When the day comes, they dress formally, stand in silence, and lift the casket together. Their steps are slow and deliberate, guided by respect rather than instruction. Most know little about the veteran they are honoring—perhaps only a name, a rank, or a fragment of a life story shared at the graveside. Still, they carry the weight of that life as if it were known to them.
In that brief, sacred walk, they shoulder more than wood and metal. They carry unspoken histories of service and sacrifice, of promises partially kept, of battles fought long after the uniform was folded away. These veterans once stood for something larger than themselves, and in their final moments, these students stand for them.

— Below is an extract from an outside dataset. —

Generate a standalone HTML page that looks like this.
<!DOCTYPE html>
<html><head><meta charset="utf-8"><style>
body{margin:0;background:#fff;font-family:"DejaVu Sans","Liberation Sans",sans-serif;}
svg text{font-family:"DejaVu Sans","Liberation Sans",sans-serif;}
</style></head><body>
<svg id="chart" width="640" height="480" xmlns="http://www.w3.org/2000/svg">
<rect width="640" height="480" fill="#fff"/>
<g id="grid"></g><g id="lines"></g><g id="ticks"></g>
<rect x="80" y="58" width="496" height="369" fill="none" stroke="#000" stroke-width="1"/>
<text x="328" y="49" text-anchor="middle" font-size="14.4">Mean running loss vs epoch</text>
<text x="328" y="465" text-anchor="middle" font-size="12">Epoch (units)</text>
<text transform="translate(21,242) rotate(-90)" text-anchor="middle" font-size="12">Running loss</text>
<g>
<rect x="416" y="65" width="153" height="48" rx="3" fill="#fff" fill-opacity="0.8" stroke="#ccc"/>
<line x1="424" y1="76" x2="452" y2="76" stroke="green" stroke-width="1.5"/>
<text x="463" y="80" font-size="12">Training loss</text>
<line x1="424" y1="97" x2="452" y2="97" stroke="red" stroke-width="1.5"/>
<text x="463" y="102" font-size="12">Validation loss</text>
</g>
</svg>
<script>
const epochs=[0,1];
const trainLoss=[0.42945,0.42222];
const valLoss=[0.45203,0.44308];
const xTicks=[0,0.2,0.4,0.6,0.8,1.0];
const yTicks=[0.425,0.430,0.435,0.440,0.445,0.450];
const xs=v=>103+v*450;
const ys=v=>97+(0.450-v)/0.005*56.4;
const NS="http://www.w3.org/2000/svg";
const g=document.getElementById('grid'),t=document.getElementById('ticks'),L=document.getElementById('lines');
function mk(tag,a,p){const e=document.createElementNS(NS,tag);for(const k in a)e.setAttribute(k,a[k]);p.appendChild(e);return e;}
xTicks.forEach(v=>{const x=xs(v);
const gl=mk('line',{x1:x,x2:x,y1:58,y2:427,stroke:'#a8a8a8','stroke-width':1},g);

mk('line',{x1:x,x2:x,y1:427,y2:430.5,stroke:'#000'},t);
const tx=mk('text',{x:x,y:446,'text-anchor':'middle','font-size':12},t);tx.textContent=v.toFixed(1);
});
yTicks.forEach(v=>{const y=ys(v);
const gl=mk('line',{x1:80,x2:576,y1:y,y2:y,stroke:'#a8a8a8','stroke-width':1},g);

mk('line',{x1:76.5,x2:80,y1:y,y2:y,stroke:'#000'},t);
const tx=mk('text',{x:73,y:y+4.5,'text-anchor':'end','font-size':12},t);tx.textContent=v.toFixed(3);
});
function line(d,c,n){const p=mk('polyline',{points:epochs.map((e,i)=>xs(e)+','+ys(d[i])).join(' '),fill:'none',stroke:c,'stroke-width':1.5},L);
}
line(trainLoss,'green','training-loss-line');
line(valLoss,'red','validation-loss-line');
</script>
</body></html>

The experience changes the boys who participate. Many speak later of the silence—the way it settles in, heavy but meaningful. They learn that honor does not require recognition, and respect does not need an audience. It exists most purely when offered to someone who cannot thank you.
For the veterans, the gesture ensures they are not buried alone. For the students, it becomes a lesson that cannot be taught from a textbook: that citizenship is not just rights, but responsibility; not just pride, but care for those society has forgotten.
In escorting these veterans to their final resting place, the students offer a final act of mercy. They ensure that lives shaped by service are not erased by circumstance, but remembered—if only for a moment—with solemn steps, bowed heads, and quiet dignity.
Sometimes, the most powerful tribute is simply showing up.